OK, did a little playing and found that the “Natural Host Server Emulation” service can be installed manually using the NATPccServer2.exe with the -install switch. After that I just went to the list of services and set it up to start automatically. Also found that the -remove switch works to get rid of the service.

I am pretty sure I did not do this on my workstation, so this is still a mystery…

I’m going to try setting this up on a few of our machines that use the client install, with any luck it won’t be a bad thing :wink:

I’d recommend to open a support request to narrow down these instabilities. Maybe multiple requests if you can identify several dedicated situations.

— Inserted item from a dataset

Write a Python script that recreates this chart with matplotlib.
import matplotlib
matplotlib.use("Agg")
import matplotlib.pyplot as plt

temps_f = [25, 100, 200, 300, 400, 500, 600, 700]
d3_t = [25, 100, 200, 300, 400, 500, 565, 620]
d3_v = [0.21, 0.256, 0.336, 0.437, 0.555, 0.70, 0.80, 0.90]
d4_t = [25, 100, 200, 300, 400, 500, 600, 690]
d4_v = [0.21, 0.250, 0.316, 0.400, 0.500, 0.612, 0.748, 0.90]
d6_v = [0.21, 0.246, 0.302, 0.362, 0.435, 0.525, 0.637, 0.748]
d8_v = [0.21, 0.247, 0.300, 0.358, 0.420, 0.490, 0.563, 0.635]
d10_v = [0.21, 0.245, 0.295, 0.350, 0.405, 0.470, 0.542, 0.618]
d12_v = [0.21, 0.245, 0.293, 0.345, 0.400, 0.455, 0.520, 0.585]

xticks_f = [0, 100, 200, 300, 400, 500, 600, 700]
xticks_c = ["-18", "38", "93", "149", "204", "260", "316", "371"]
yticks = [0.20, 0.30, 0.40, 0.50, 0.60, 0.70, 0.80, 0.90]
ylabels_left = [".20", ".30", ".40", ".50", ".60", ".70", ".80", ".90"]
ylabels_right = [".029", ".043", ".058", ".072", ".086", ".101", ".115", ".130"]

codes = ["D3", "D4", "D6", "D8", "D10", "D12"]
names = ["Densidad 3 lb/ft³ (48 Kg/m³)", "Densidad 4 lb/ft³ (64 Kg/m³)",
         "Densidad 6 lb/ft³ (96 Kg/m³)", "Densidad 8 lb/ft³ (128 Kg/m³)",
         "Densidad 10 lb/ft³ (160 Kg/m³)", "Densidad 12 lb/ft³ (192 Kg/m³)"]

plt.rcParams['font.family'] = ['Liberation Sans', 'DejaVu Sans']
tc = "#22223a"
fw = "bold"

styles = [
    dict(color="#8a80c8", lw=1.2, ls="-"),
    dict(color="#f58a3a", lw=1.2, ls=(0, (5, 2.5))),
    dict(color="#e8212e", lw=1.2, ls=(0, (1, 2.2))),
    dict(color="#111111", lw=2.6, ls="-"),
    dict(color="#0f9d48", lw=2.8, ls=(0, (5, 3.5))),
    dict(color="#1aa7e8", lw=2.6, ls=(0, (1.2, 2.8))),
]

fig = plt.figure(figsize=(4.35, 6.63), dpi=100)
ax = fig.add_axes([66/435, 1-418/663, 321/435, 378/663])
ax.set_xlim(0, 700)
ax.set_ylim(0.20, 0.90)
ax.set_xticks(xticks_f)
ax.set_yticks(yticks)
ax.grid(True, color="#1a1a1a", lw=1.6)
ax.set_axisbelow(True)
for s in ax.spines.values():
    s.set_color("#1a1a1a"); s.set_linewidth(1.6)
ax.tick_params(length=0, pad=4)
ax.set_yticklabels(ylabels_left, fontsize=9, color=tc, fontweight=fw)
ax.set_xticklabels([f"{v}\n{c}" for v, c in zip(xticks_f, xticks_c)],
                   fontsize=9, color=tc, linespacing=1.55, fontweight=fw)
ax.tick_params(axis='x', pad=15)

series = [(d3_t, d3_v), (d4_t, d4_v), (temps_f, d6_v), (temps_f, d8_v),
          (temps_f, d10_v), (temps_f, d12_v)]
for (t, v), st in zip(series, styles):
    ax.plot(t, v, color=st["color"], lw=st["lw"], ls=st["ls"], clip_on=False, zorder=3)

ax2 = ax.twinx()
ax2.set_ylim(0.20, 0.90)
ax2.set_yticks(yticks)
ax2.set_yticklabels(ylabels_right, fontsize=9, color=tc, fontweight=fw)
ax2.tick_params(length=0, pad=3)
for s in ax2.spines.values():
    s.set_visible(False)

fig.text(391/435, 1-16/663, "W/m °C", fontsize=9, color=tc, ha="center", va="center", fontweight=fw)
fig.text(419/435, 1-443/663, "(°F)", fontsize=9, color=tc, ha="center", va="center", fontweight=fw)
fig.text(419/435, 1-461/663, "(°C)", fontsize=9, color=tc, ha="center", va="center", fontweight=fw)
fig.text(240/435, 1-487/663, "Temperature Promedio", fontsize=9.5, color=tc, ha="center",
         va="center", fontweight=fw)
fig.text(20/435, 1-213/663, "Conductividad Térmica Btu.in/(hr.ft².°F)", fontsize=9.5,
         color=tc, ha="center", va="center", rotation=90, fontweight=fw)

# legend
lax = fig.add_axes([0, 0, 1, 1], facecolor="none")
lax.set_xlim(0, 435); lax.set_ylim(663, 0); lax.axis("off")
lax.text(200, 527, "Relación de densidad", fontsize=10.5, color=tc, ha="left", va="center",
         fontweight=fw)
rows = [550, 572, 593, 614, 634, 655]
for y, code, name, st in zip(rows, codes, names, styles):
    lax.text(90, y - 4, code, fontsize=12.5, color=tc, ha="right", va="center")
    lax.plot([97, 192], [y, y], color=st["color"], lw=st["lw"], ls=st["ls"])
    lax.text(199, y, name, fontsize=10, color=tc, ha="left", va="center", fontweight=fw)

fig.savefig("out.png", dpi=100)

The required materials to analyze such a sporadic abend are

  • a NDV server trace (with TRACE_LEVEL=31+27)
    a Natural Studio trace
    and for problems with the TE also a TE trace.

The traces must correspond to each other. The best is, to identify a client having stability problems frequently.
Start an exclusive server for that client with the corresponding TRACE_LEVEL and configure the Studio to produce the corresponding traces. Now let the client work until a problem appears. Package the corresponding tracefiles together with the description how the problem did appear to the client.
If the problem only happens on a server serving multiple clients you can limit the server trace to a particular client using the TRACE_FILTER definition.